(Part of a data file)
***

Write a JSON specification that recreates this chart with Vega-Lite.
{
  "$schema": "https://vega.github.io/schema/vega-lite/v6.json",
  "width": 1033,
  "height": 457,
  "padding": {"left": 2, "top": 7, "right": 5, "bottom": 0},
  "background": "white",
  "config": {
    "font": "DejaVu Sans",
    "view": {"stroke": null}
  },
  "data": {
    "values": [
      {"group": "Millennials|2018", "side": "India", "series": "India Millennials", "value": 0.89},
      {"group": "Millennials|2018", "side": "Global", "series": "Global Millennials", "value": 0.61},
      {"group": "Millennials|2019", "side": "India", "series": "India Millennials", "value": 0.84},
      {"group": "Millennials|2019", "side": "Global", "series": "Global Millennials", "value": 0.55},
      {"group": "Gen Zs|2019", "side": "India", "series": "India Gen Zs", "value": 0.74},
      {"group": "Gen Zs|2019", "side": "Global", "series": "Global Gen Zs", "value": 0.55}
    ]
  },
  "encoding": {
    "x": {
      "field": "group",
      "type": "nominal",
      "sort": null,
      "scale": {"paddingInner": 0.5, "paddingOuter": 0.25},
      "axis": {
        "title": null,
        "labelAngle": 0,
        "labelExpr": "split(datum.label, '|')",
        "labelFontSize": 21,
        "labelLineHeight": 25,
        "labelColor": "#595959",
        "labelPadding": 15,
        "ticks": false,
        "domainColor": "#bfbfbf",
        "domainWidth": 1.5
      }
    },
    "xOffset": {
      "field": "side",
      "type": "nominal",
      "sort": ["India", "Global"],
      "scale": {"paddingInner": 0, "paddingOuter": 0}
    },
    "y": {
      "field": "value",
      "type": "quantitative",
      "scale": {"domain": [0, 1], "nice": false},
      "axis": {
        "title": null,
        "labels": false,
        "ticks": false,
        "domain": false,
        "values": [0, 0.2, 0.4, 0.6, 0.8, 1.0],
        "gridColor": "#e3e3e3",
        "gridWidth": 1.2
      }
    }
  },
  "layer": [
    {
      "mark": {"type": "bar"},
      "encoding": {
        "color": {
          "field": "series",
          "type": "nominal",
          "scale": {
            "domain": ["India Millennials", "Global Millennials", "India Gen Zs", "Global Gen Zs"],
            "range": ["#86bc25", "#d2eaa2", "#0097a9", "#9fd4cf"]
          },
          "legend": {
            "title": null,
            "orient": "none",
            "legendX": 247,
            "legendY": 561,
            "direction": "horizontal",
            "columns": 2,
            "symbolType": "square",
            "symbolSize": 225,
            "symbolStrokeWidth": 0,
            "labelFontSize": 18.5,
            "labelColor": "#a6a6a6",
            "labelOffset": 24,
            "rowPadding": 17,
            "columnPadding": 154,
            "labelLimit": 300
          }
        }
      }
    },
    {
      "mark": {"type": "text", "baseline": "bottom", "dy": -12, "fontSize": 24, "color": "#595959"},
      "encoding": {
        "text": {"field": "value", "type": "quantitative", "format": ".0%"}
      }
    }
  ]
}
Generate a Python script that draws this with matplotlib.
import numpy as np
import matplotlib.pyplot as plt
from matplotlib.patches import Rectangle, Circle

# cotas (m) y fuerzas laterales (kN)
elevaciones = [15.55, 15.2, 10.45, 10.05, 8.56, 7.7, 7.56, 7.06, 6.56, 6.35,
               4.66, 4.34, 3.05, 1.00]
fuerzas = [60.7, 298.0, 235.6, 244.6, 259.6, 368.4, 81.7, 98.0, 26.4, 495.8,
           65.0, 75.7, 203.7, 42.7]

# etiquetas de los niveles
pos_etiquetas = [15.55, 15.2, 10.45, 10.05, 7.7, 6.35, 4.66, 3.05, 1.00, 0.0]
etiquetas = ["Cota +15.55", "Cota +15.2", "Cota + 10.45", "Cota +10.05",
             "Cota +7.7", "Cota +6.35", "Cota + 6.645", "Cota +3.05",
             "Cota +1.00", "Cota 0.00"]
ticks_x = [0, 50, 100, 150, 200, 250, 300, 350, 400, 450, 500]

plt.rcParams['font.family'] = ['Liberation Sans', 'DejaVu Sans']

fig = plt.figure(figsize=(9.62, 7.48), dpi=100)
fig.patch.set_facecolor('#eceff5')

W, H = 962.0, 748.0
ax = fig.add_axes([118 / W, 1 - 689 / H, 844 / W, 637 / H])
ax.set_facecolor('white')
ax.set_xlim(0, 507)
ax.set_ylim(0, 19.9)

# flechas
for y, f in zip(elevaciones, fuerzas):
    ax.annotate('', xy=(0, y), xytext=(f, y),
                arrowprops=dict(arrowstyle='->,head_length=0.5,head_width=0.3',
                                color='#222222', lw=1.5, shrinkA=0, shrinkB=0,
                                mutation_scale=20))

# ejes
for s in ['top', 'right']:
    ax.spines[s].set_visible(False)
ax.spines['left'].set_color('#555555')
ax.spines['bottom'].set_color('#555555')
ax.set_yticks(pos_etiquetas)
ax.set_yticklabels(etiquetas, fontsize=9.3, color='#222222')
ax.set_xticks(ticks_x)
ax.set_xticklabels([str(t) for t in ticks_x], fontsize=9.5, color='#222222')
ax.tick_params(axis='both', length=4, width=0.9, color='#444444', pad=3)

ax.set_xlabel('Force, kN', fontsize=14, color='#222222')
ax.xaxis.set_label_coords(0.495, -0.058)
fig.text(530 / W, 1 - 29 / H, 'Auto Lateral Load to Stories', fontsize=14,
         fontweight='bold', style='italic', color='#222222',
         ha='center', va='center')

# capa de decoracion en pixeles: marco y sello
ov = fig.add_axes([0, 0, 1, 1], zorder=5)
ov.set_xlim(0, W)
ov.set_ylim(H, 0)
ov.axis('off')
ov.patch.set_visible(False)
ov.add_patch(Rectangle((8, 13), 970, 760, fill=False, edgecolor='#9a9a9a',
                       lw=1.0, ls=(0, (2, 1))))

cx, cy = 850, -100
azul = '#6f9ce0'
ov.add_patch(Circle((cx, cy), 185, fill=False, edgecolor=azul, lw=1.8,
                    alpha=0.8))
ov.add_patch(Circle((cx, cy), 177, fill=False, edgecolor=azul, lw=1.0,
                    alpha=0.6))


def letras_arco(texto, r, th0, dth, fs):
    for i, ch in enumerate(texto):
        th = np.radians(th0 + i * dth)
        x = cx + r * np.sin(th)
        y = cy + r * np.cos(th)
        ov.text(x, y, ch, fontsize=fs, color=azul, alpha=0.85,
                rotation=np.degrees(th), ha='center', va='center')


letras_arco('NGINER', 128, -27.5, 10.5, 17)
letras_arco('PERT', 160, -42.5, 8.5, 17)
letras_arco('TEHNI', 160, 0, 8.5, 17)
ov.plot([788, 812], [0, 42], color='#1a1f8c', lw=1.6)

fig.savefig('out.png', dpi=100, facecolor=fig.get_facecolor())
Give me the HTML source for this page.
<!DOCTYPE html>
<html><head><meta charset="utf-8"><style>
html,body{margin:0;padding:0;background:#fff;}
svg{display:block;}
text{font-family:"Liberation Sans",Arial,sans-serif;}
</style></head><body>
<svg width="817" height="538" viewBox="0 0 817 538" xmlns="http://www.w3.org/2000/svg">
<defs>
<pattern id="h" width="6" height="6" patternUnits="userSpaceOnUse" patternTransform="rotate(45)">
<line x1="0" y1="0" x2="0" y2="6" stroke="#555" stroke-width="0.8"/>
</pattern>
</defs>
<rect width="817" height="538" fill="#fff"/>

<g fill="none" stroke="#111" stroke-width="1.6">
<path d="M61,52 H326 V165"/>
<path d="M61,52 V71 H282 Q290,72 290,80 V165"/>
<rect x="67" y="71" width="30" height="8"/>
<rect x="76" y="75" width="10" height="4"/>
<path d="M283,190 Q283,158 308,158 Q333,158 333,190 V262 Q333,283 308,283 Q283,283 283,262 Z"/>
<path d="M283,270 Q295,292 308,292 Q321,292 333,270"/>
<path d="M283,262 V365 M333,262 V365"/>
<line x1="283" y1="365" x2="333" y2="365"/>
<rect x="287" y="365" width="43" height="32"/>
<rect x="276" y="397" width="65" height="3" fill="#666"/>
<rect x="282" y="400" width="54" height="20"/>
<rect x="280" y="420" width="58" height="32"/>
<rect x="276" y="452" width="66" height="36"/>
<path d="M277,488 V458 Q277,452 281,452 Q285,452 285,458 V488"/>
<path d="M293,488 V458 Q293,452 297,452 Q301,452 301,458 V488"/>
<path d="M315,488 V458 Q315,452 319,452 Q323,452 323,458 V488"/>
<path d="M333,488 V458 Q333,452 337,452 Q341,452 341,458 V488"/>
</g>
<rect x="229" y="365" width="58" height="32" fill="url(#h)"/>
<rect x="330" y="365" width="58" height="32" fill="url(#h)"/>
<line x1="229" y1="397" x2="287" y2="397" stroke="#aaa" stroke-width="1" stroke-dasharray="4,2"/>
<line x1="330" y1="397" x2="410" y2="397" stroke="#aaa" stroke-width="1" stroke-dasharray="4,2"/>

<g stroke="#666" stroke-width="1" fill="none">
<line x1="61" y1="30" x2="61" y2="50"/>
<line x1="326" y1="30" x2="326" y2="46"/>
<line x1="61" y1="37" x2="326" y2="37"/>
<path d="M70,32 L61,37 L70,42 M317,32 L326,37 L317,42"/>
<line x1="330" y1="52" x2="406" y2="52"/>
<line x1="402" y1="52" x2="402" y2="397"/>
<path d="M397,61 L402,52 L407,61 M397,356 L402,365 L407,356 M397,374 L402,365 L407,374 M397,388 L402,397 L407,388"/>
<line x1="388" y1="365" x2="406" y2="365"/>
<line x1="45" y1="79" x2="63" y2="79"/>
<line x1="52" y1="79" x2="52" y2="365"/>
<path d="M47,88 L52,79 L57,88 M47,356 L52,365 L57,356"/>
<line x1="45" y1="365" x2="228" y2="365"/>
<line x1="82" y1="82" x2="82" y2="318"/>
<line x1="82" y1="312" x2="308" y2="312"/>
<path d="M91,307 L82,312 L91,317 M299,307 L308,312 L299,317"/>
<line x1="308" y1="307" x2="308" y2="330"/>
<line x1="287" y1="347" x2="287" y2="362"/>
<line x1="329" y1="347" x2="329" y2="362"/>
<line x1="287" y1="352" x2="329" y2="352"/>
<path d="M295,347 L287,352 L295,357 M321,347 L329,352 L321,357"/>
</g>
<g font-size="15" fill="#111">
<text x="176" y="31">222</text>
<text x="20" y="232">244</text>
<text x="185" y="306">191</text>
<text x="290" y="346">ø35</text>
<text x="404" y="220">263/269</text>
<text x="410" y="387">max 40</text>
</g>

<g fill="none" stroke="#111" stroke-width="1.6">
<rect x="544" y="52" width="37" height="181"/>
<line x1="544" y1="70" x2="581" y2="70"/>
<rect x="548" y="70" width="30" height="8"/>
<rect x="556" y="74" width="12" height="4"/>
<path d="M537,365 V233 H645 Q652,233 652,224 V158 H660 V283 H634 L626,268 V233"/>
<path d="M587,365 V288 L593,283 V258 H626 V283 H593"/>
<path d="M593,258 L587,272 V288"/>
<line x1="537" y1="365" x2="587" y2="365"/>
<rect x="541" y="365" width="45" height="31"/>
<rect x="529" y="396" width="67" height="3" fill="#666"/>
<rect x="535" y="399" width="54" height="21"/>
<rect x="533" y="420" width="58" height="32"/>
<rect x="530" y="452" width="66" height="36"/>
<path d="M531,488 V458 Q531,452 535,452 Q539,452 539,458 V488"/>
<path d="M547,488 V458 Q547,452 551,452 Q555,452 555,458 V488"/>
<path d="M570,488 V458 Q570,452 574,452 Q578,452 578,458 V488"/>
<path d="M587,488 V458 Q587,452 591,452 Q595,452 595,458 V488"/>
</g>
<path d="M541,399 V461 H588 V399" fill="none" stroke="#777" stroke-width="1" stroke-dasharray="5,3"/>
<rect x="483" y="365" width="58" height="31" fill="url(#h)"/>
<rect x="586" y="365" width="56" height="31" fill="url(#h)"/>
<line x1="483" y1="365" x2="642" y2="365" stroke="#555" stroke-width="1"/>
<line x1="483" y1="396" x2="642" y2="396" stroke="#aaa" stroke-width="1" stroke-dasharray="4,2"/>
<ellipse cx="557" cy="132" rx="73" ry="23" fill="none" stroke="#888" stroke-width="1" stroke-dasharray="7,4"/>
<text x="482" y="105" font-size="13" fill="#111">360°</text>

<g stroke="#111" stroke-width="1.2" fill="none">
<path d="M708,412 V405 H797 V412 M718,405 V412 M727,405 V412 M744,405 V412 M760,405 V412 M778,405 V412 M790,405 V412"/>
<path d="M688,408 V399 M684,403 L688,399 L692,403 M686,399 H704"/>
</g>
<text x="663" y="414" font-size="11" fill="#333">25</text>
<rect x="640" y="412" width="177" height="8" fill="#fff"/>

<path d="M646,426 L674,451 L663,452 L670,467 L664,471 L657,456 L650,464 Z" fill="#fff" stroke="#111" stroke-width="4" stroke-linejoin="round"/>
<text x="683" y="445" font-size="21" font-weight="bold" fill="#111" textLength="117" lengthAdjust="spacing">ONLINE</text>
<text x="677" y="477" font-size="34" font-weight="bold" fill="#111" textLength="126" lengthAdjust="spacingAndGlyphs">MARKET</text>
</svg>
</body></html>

***

*The exercise*
Set down, exactly and alone, the run of lines from the line that has "Generate a Python" to the line that has "from matplotlib.patches import".

*Completed task*
Generate a Python script that draws this with matplotlib.
import numpy as np
import matplotlib.pyplot as plt
from matplotlib.patches import Rectangle, Circle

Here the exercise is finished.